Count lines holding the string "this" in the data that follows. Reply with one number only.
* Start EXERCISE DATA *
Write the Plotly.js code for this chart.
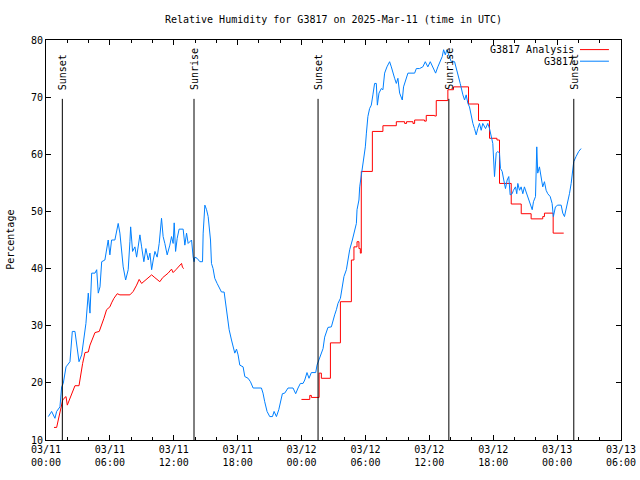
<!DOCTYPE html>
<html><head><meta charset="utf-8">
<script src="https://cdn.plot.ly/plotly-3.0.1.min.js"></script>
<style>html,body{margin:0;padding:0;background:#fff}</style>
</head><body><div id="chart" style="width:640px;height:480px"></div>
<script>
// Hours after 2025-03-11 00:00 UTC
const obsHours = [0.22,0.53,0.84,1.00,1.31,1.47,1.62,1.88,2.25,2.47,2.72,2.88,3.10,3.35,3.56,3.75,3.97,4.13,4.29,4.60,4.76,4.91,5.07,5.23,5.53,5.69,5.84,6.00,6.16,6.47,6.63,6.78,6.94,7.10,7.25,7.48,7.72,7.88,7.95,8.13,8.35,8.51,8.66,8.82,8.98,9.19,9.38,9.60,9.76,9.92,10.07,10.23,10.44,10.63,10.85,11.00,11.16,11.38,11.63,11.79,11.94,12.04,12.17,12.32,12.50,12.88,13.04,13.20,13.35,13.67,13.82,13.91,13.98,14.19,14.45,14.70,14.76,14.92,15.08,15.23,15.45,15.54,15.69,15.85,16.07,16.32,16.48,16.73,16.89,17.05,17.20,17.42,17.57,17.73,17.89,18.04,18.20,18.51,18.67,18.98,19.20,19.45,20.23,20.38,20.54,20.76,21.01,21.27,21.42,21.64,21.86,22.05,22.20,22.42,22.73,23.20,23.45,23.67,23.89,24.14,24.30,24.51,24.70,24.92,25.33,25.45,25.64,25.86,26.02,26.17,26.33,26.48,26.80,26.95,27.11,27.27,27.42,27.65,27.84,27.98,28.21,28.36,28.52,28.77,28.99,29.15,29.21,29.39,29.46,29.55,29.67,29.83,29.99,30.09,30.23,30.39,30.55,30.70,30.86,31.02,31.12,31.27,31.49,31.64,31.80,32.02,32.27,32.43,32.58,32.74,32.90,33.05,33.21,33.46,33.58,33.77,33.99,34.62,34.78,35.08,35.39,35.62,35.86,36.09,36.33,36.59,36.80,37.03,37.21,37.34,37.50,37.65,37.83,38.06,38.37,38.68,38.90,39.15,39.31,39.46,39.62,39.77,39.94,40.09,40.24,40.40,40.55,40.71,40.87,41.02,41.28,41.49,41.65,41.81,41.96,42.12,42.28,42.43,42.59,42.68,42.84,42.99,43.15,43.31,43.46,43.59,43.78,43.90,44.09,44.21,44.31,44.47,44.62,44.78,44.93,45.09,45.24,45.40,45.66,45.78,45.97,46.09,46.18,46.34,46.50,46.65,46.81,46.97,47.12,47.35,47.53,47.65,47.84,48.06,48.38,48.53,48.69,48.85,49.00,49.16,49.32,49.47,49.56,49.78,50.03,50.25];
const obsRH = [14.1,15.0,13.8,15.0,15.8,19.3,19.9,22.8,23.7,29.0,29.0,26.3,23.7,24.9,27.8,30.4,35.7,32.2,39.2,39.2,39.8,35.7,36.8,41.2,41.5,43.3,45.0,42.4,45.0,45.0,46.8,47.9,46.2,42.7,40.3,38.0,39.8,44.7,47.3,43.0,43.8,42.0,44.1,45.9,43.8,41.2,43.5,41.5,42.7,39.8,41.5,43.0,42.0,44.4,48.8,45.6,44.4,42.4,44.1,45.6,44.4,48.0,43.0,45.3,46.9,46.9,44.1,46.2,44.4,45.0,42.0,41.2,42.0,41.8,41.2,41.2,46.2,51.1,50.3,49.1,45.0,40.9,40.0,38.3,37.4,36.5,35.9,35.9,33.9,31.6,29.3,27.5,26.3,25.2,25.9,24.9,23.1,22.8,21.1,20.8,20.2,19.1,19.1,18.2,16.7,15.0,14.1,14.1,15.0,14.1,15.3,17.0,18.1,18.2,19.1,19.1,18.1,19.1,19.9,19.9,20.5,21.8,20.8,21.8,21.8,23.1,24.0,25.0,26.0,28.0,29.0,29.7,29.8,31.0,31.9,32.8,33.9,34.8,36.8,38.6,39.8,41.8,43.3,45.0,46.5,47.9,50.3,52.0,54.3,55.5,57.8,59.6,61.3,63.7,66.6,68.0,68.6,70.4,72.4,72.4,68.6,70.7,71.5,71.3,74.2,75.3,76.2,75.3,74.2,73.3,72.4,73.3,70.7,69.5,71.8,73.0,74.2,74.2,75.0,75.0,75.3,76.2,75.3,76.2,75.3,74.2,75.3,76.2,77.1,78.3,77.4,78.3,77.4,76.2,76.2,74.2,72.4,70.4,69.5,70.4,68.9,68.3,66.6,65.4,64.5,63.4,64.5,65.4,64.2,65.4,64.5,65.4,64.5,62.8,61.9,56.1,60.2,60.5,60.2,57.5,57.0,55.5,54.0,55.5,56.1,52.9,53.1,53.7,54.3,53.1,54.9,53.7,54.3,53.1,54.3,53.4,52.6,51.4,50.3,51.7,52.6,61.3,56.7,57.8,55.5,54.3,55.2,53.7,53.1,52.6,51.4,49.1,50.8,51.1,51.1,49.7,49.1,50.3,51.4,53.1,54.9,57.2,58.7,59.6,60.5,61.0];

const anaDay1Hours = [0.75,1.00,1.15,1.38,1.57,1.69,1.88,2.00,2.25,2.50,2.72,3.10,3.26,3.44,3.66,3.97,4.13,4.38,4.60,5.00,5.23,5.44,5.69,6.00,6.16,6.38,6.69,6.94,7.88,8.19,8.51,8.75,8.98,9.92,10.23,10.69,10.95,11.47,11.79,11.94,12.20,12.57,12.73,12.82,12.95];
const anaDay1RH = [12.2,12.2,13.5,15.5,17.0,17.3,17.6,16.1,17.3,18.5,19.5,19.5,21.4,23.4,25.3,25.4,26.6,27.8,28.8,29.0,30.1,31.3,32.8,33.3,34.0,34.8,35.6,35.4,35.4,36.0,37.1,38.1,37.4,38.9,38.4,37.7,38.4,39.2,39.9,39.3,39.8,40.6,40.9,40.2,40.0];

const anaDay2Hours = [23.99,24.77,24.92,25.65,25.86,26.71,27.65,28.68,28.92,29.21,29.39,29.52,29.61,30.65,31.64,32.90,33.68,33.86,34.46,34.62,35.55,35.71,36.49,36.65,37.74,38.27,39.68,40.62,41.65,42.35,42.59,43.69,44.63,45.56,46.65,46.81,47.63,48.62];
const anaDay2RH = [17.1,17.8,17.45,21.7,20.8,27.0,34.2,41.5,43.8,44.7,43.5,42.7,57.0,64.0,65.0,65.7,65.4,65.7,65.4,66.0,65.8,66.8,66.7,69.4,71.3,71.8,68.8,65.9,62.8,62.5,54.9,51.3,49.6,48.7,49.1,49.7,46.2,46.2];

const sunEventTimes = ['2025-03-11 01:32','2025-03-11 13:54','2025-03-12 01:33','2025-03-12 13:50','2025-03-13 01:34'];
const sunEventNames = ['Sunset','Sunrise','Sunset','Sunrise','Sunset'];

const xTickVals = ['2025-03-11 00:00','2025-03-11 06:00','2025-03-11 12:00','2025-03-11 18:00','2025-03-12 00:00','2025-03-12 06:00','2025-03-12 12:00','2025-03-12 18:00','2025-03-13 00:00','2025-03-13 06:00'];
const xTickText = ['03/11<br>00:00','03/11<br>06:00','03/11<br>12:00','03/11<br>18:00','03/12<br>00:00','03/12<br>06:00','03/12<br>12:00','03/12<br>18:00','03/13<br>00:00','03/13<br>06:00'];
const yTickVals = [10,20,30,40,50,60,70,80];

const seriesNames = ['G3817 Analysis','G3817'];
const seriesColors = ['#ff0000','#0080ff'];

function pad(n){return (n<10?'0':'')+n;}
const baseMs = Date.UTC(2025,2,11,0,0,0);
function toDate(h){
  const d = new Date(baseMs + h*3600000);
  return d.getUTCFullYear()+'-'+pad(d.getUTCMonth()+1)+'-'+pad(d.getUTCDate())+' '+pad(d.getUTCHours())+':'+pad(d.getUTCMinutes())+':'+pad(d.getUTCSeconds());
}

const FONT = 'DejaVu Sans Mono, Liberation Mono, monospace';

const traces = [
  {x: anaDay1Hours.map(toDate), y: anaDay1RH, type:'scatter', mode:'lines', name: seriesNames[0],
   line:{color: seriesColors[0], width:1}, showlegend:false, hoverinfo:'skip'},
  {x: anaDay2Hours.map(toDate), y: anaDay2RH, type:'scatter', mode:'lines', name: seriesNames[0],
   line:{color: seriesColors[0], width:1, shape:'hv'}, showlegend:false, hoverinfo:'skip'},
  {x: obsHours.map(toDate), y: obsRH, type:'scatter', mode:'lines', name: seriesNames[1],
   line:{color: seriesColors[1], width:1}, showlegend:false, hoverinfo:'skip'}
];

const shapes = sunEventTimes.map(t => ({type:'line', xref:'x', yref:'y', x0:t, x1:t, y0:10, y1:69.7,
  line:{color:'#000', width:1}}));
const annotations = sunEventTimes.map((t,i) => ({x:t, y:70.9, xref:'x', yref:'y', text:sunEventNames[i],
  textangle:-90, showarrow:false, xanchor:'center', yanchor:'bottom', font:{family:FONT, size:10, color:'#000'}}));

// legend drawn gnuplot-style (text then sample line on the right)
const legRowsY = [0.976, 0.947];
seriesNames.forEach((nm,i) => {
  annotations.push({xref:'paper', yref:'paper', x:0.921, y:legRowsY[i], text:nm, showarrow:false,
    xanchor:'right', yanchor:'middle', font:{family:FONT, size:10, color:'#000'}});
  shapes.push({type:'line', xref:'paper', yref:'paper', x0:0.9287, x1:0.979, y0:legRowsY[i], y1:legRowsY[i],
    line:{color:seriesColors[i], width:1}});
});
annotations.push({xref:'paper', yref:'paper', x:-0.063, y:0.5, text:'Percentage', textangle:-90, showarrow:false,
  xanchor:'center', yanchor:'middle', font:{family:FONT, size:10, color:'#000'}});

const layout = {
  width:640, height:480,
  margin:{l:46, r:19, t:40, b:40, pad:0},
  paper_bgcolor:'#fff', plot_bgcolor:'#fff',
  font:{family:FONT, size:10, color:'#000'},
  title:{text:'Relative Humidity for G3817 on 2025-Mar-11 (time in UTC)', x:0.5, xref:'paper',
    y:1-19/480, yref:'container', yanchor:'middle', font:{family:FONT, size:10, color:'#000'}},
  showlegend:false,
  xaxis:{type:'date', range:['2025-03-11 00:00','2025-03-13 06:00'], tickmode:'array',
    tickvals:xTickVals, ticktext:xTickText, ticks:'inside', ticklen:5, tickcolor:'#000',
    showline:true, linecolor:'#000', linewidth:1, mirror:'ticks', showgrid:false, zeroline:false,
    minor:{dtick:7200000, tick0:'2025-03-11 00:00', ticks:'inside', ticklen:3, tickcolor:'#000', showgrid:false},
    tickfont:{family:FONT, size:10, color:'#000'}, fixedrange:true},
  yaxis:{range:[10,80], tickmode:'array', tickvals:yTickVals, ticks:'inside', ticklen:5, tickcolor:'#000',
    showline:true, linecolor:'#000', linewidth:1, mirror:'ticks', showgrid:false, zeroline:false,
    tickfont:{family:FONT, size:10, color:'#000'}, fixedrange:true},
  shapes: shapes,
  annotations: annotations
};

Plotly.newPlot('chart', traces, layout, {staticPlot:true, displayModeBar:false});
</script></body></html>
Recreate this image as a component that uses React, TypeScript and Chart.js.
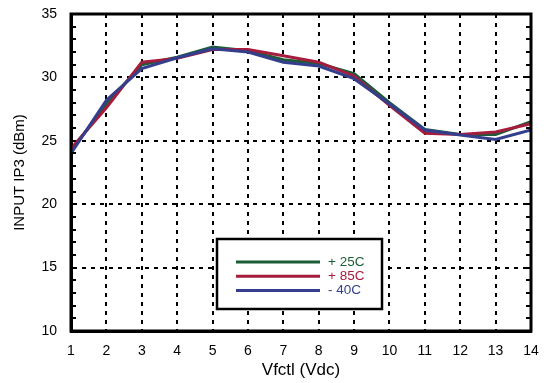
import React, { useEffect, useRef } from "react";
import { Chart, registerables } from "chart.js";

Chart.register(...registerables);

// Control voltage (Vdc)
const vfctl = [1, 2, 3, 4, 5, 6, 7, 8, 9, 10, 11, 12, 13, 14];

// Input IP3 (dBm) per temperature
const ip3Plus25 = [24.2, 27.9, 31.0, 31.6, 32.4, 32.1, 31.4, 31.1, 30.3, 28.0, 25.9, 25.5, 25.5, 26.5];
const ip3Plus85 = [24.4, 27.6, 31.2, 31.5, 32.2, 32.2, 31.7, 31.2, 30.1, 27.8, 25.6, 25.5, 25.7, 26.35];
const ip3Minus40 = [24.0, 28.2, 30.7, 31.55, 32.25, 32.0, 31.2, 30.9, 29.9, 27.9, 25.85, 25.45, 25.1, 25.85];

const seriesLabels = ["+ 25C", "+ 85C", "- 40C"];
const seriesColors = ["#1c5d38", "#a51c3c", "#333f8c"];

const yTicks = [10, 15, 20, 25, 30, 35];

const FONT = "'Liberation Sans', Arial, Helvetica, sans-serif";

// Frame around the plot, inward minor ticks, and the in-plot legend box
const framePlugin = {
  id: "frame",
  afterDraw(chart: any) {
    const { ctx, chartArea: a, scales } = chart;
    const y = scales.y;
    ctx.save();
    // minor ticks every 1 dBm on left and right edges
    ctx.strokeStyle = "#000";
    ctx.lineWidth = 2;
    for (let v = y.min; v <= y.max; v += 1) {
      const py = Math.round(y.getPixelForValue(v));
      ctx.beginPath();
      ctx.moveTo(a.left, py);
      ctx.lineTo(a.left + 5, py);
      ctx.moveTo(a.right, py);
      ctx.lineTo(a.right - 5, py);
      ctx.stroke();
    }
    ctx.lineWidth = 3;
    ctx.strokeRect(a.left, a.top, a.right - a.left, a.bottom - a.top);

    // legend
    const bx = a.left + 146;
    const by = a.top + 225;
    const bw = 165;
    const bh = 70;
    ctx.fillStyle = "#fff";
    ctx.fillRect(bx, by, bw, bh);
    ctx.lineWidth = 2.5;
    ctx.strokeStyle = "#000";
    ctx.strokeRect(bx, by, bw, bh);
    ctx.font = `13.5px ${FONT}`;
    ctx.textBaseline = "middle";
    ctx.textAlign = "left";
    chart.data.datasets.forEach((ds: any, i: number) => {
      const ly = by + 23 + i * 14.3;
      ctx.strokeStyle = ds.borderColor;
      ctx.lineWidth = 3;
      ctx.beginPath();
      ctx.moveTo(bx + 19, ly);
      ctx.lineTo(bx + 103, ly);
      ctx.stroke();
      ctx.fillStyle = ds.borderColor;
      ctx.fillText(ds.label, bx + 111, ly);
    });
    ctx.restore();
  },
};

export default function App() {
  const canvasRef = useRef<HTMLCanvasElement | null>(null);

  useEffect(() => {
    const canvas = canvasRef.current;
    if (!canvas) return;
    const series = [ip3Plus25, ip3Plus85, ip3Minus40];
    const chart = new Chart(canvas, {
      type: "line",
      data: {
        datasets: series.map((vals, i) => ({
          label: seriesLabels[i],
          data: vfctl.map((x, k) => ({ x, y: vals[k] })),
          borderColor: seriesColors[i],
          backgroundColor: seriesColors[i],
          borderWidth: 3,
          pointRadius: 0,
          tension: 0,
          order: 3 - i,
        })),
      },
      options: {
        responsive: false,
        animation: false,
        devicePixelRatio: 1,
        layout: { padding: { left: 0, right: 15, top: 14, bottom: 0 } },
        plugins: {
          legend: { display: false },
          tooltip: { enabled: false },
        },
        scales: {
          x: {
            type: "linear",
            min: 1,
            max: 14,
            afterFit: (s: any) => {
              s.height = 52;
              s.paddingLeft = 0;
              s.paddingRight = 0;
            },
            ticks: {
              stepSize: 1,
              padding: 12,
              color: "#000",
              font: { family: FONT, size: 14 },
            },
            grid: {
              color: "#000",
              lineWidth: 2,
              drawTicks: false,
            },
            border: { display: true, width: 3, color: "#000", dash: [4, 5] },
            title: {
              display: true,
              text: "Vfctl (Vdc)",
              color: "#000",
              font: { family: FONT, size: 17 },
              padding: { top: 0, bottom: 2 },
            },
          },
          y: {
            type: "linear",
            min: 10,
            max: 35,
            afterFit: (s: any) => {
              s.width = 71;
              s.paddingTop = 0;
              s.paddingBottom = 0;
            },
            afterBuildTicks: (s: any) => {
              s.ticks = yTicks.map((v) => ({ value: v }));
            },
            ticks: {
              padding: 14,
              color: "#000",
              font: { family: FONT, size: 14 },
            },
            grid: {
              color: "#000",
              lineWidth: 2,
              drawTicks: false,
            },
            border: { display: true, width: 3, color: "#000", dash: [4, 5] },
            title: {
              display: true,
              text: "INPUT IP3 (dBm)",
              color: "#000",
              font: { family: FONT, size: 15 },
              padding: { top: 11, bottom: 0 },
            },
          },
        },
      },
      plugins: [framePlugin],
    });
    return () => chart.destroy();
  }, []);

  return (
    <div style={{ position: "absolute", left: 0, top: 0, width: 546, height: 383, background: "#fff" }}>
      <canvas ref={canvasRef} width={546} height={383} style={{ display: "block" }} />
    </div>
  );
}
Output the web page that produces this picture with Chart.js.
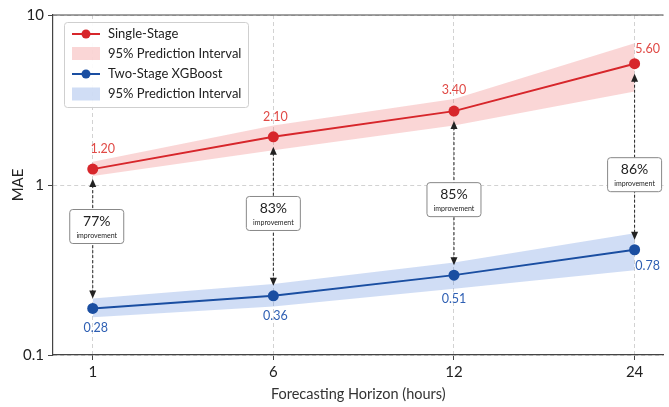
<!DOCTYPE html>
<html>
<head>
<meta charset="utf-8">
<script src="https://cdn.jsdelivr.net/npm/chart.js@4.4.1/dist/chart.umd.min.js"></script>
<style>
  html, body { margin: 0; padding: 0; background: #fff; }
  #wrap { width: 669px; height: 407px; }
</style>
</head>
<body>
<div id="wrap"><canvas id="mae-chart" width="669" height="407"></canvas></div>
<script>
(function () {
    "use strict";

    // Data
    var horizons = ["1", "6", "12", "24"];
    var singleStage = [1.24, 1.92, 2.72, 5.17];
    var singleLow = [1.13, 1.60, 2.24, 3.55];
    var singleHigh = [1.37, 2.24, 3.21, 6.83];
    var twoStage = [0.188, 0.223, 0.295, 0.416];
    var twoLow = [0.167, 0.193, 0.245, 0.315];
    var twoHigh = [0.215, 0.262, 0.350, 0.520];
    var singleLabels = ["1.20", "2.10", "3.40", "5.60"];
    var twoLabels = ["0.28", "0.36", "0.51", "0.78"];
    var improvement = ["77%", "83%", "85%", "86%"];
    var yTicks = [0.1, 1, 10];

    var RED = "#d7262b", RED_TXT = "#e04a46", RED_BAND = "rgba(240,120,120,0.30)";
    var BLUE = "#1a4ea1", BLUE_TXT = "#2e5fb3", BLUE_BAND = "rgba(110,150,225,0.32)";
    var FONT = "Lato, 'Open Sans', sans-serif";

    function pts(arr) {
        return arr.map(function (v, i) { return { x: i, y: v }; });
    }

    // Labels, improvement boxes, legend and frame
    var annotate = {
        id: "annotate",
        afterDatasetsDraw: function (chart) {
            var ctx = chart.ctx, area = chart.chartArea;
            var red = chart.getDatasetMeta(4).data;
            var blue = chart.getDatasetMeta(5).data;
            var ys = chart.scales.y;
            var redDx = [10, 2, 0, 13], blueDx = [3, 2, 0, 13], blueDy = [20, 20, 24, 16], redDy = [-20, -20, -21, -15];
            var boxAt = [0.57, 0.68, 0.82, 1.15];

            ctx.save();
            // top frame line
            ctx.strokeStyle = "#444"; ctx.lineWidth = 1.2;
            ctx.beginPath(); ctx.moveTo(area.left, area.top); ctx.lineTo(area.right, area.top); ctx.stroke();

            ctx.textAlign = "center"; ctx.textBaseline = "middle";
            for (var i = 0; i < horizons.length; i++) {
                var r = red[i], b = blue[i];
                // double arrow
                var y1 = r.y + 10, y2 = b.y - 10;
                ctx.strokeStyle = "#222"; ctx.lineWidth = 1; ctx.setLineDash([3, 2]);
                ctx.beginPath(); ctx.moveTo(r.x, y1 + 6); ctx.lineTo(r.x, y2 - 6); ctx.stroke();
                ctx.setLineDash([]);
                ctx.fillStyle = "#222";
                ctx.beginPath(); ctx.moveTo(r.x, y1); ctx.lineTo(r.x - 3.5, y1 + 8); ctx.lineTo(r.x + 3.5, y1 + 8); ctx.closePath(); ctx.fill();
                ctx.beginPath(); ctx.moveTo(r.x, y2); ctx.lineTo(r.x - 3.5, y2 - 8); ctx.lineTo(r.x + 3.5, y2 - 8); ctx.closePath(); ctx.fill();

                // improvement box
                var cx = r.x + (i === 0 ? 4 : 0), cy = ys.getPixelForValue(boxAt[i]);
                ctx.fillStyle = "#fff"; ctx.strokeStyle = "#888"; ctx.lineWidth = 1;
                ctx.beginPath(); ctx.roundRect(cx - 27, cy - 17, 54, 34, 3); ctx.fill(); ctx.stroke();
                ctx.fillStyle = "#222";
                ctx.font = "14px " + FONT; ctx.fillText(improvement[i], cx, cy - 5);
                ctx.font = "7px " + FONT; ctx.fillText("improvement", cx, cy + 9);

                // value labels
                ctx.font = "12.5px " + FONT;
                ctx.fillStyle = RED_TXT; ctx.fillText(singleLabels[i], r.x + redDx[i], r.y + redDy[i]);
                ctx.fillStyle = BLUE_TXT; ctx.fillText(twoLabels[i], b.x + blueDx[i], b.y + blueDy[i]);
            }

            // legend
            ctx.fillStyle = "rgba(255,255,255,0.92)"; ctx.strokeStyle = "#cfcfcf"; ctx.lineWidth = 1;
            ctx.beginPath(); ctx.roundRect(64.5, 22.5, 184, 85, 3); ctx.fill(); ctx.stroke();
            var rows = [
                { y: 34, kind: "line", color: RED, text: "Single-Stage" },
                { y: 53.5, kind: "band", color: RED_BAND, text: "95% Prediction Interval" },
                { y: 74, kind: "line", color: BLUE, text: "Two-Stage XGBoost" },
                { y: 94, kind: "band", color: BLUE_BAND, text: "95% Prediction Interval" }
            ];
            ctx.textAlign = "left"; ctx.font = "13px " + FONT;
            rows.forEach(function (row) {
                if (row.kind === "line") {
                    ctx.strokeStyle = row.color; ctx.lineWidth = 2;
                    ctx.beginPath(); ctx.moveTo(72, row.y); ctx.lineTo(100, row.y); ctx.stroke();
                    ctx.fillStyle = row.color;
                    ctx.beginPath(); ctx.arc(86, row.y, 4.5, 0, Math.PI * 2); ctx.fill();
                } else {
                    ctx.fillStyle = row.color; ctx.fillRect(72, row.y - 6.5, 28, 13);
                }
                ctx.fillStyle = "#222";
                ctx.fillText(row.text, 108, row.y);
            });
            ctx.restore();
        }
    };

    var ctx = document.getElementById("mae-chart").getContext("2d");
    var maeChart = new Chart(ctx, {
        type: "line",
        data: {
            datasets: [
                { data: pts(singleLow), borderWidth: 0, pointRadius: 0, fill: false, order: 2 },
                { data: pts(singleHigh), borderWidth: 0, pointRadius: 0, backgroundColor: RED_BAND, fill: "-1", order: 2 },
                { data: pts(twoLow), borderWidth: 0, pointRadius: 0, fill: false, order: 2 },
                { data: pts(twoHigh), borderWidth: 0, pointRadius: 0, backgroundColor: BLUE_BAND, fill: "-1", order: 2 },
                { label: "Single-Stage", data: pts(singleStage), borderColor: RED, backgroundColor: RED,
                  borderWidth: 2, pointRadius: 5.5, pointBorderWidth: 0, order: 1 },
                { label: "Two-Stage XGBoost", data: pts(twoStage), borderColor: BLUE, backgroundColor: BLUE,
                  borderWidth: 2, pointRadius: 5.5, pointBorderWidth: 0, order: 1 }
            ]
        },
        options: {
            responsive: false,
            animation: false,
            layout: { padding: { top: 15, right: 1, left: 0, bottom: 0 } },
            plugins: { legend: { display: false }, tooltip: { enabled: false } },
            scales: {
                x: {
                    type: "linear",
                    min: -0.22,
                    max: 3.16,
                    afterBuildTicks: function (scale) {
                        scale.ticks = horizons.map(function (h, i) { return { value: i }; });
                    },
                    afterFit: function (scale) { scale.height = 52; },
                    ticks: {
                        color: "#222", font: { family: FONT, size: 15 }, padding: 3,
                        callback: function (v) { return horizons[v]; }
                    },
                    grid: { color: "#d2d2d2", tickLength: 5, tickColor: "#444", tickBorderDash: [] },
                    border: { color: "#444", width: 1.2, dash: [4, 3] },
                    title: { display: true, text: "Forecasting Horizon (hours)", color: "#333",
                             font: { family: FONT, size: 14.5 }, padding: { top: 0, bottom: 4 } }
                },
                y: {
                    type: "logarithmic",
                    min: 0.1,
                    max: 10,
                    afterBuildTicks: function (scale) {
                        scale.ticks = yTicks.map(function (v) { return { value: v }; });
                    },
                    afterFit: function (scale) { scale.width = 53; },
                    ticks: {
                        color: "#222", font: { family: FONT, size: 15 }, padding: 4,
                        callback: function (v) { return String(v); }
                    },
                    grid: { color: "#d2d2d2", tickLength: 5, tickColor: "#444", tickBorderDash: [] },
                    border: { color: "#444", width: 1.2, dash: [4, 3] },
                    title: { display: true, text: "MAE", color: "#222",
                             font: { family: FONT, size: 15 }, padding: { top: 9, bottom: 0 } }
                }
            }
        },
        plugins: [annotate]
    });
})();
</script>
</body>
</html>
* End EXERCISE DATA *
SOLUTION: 3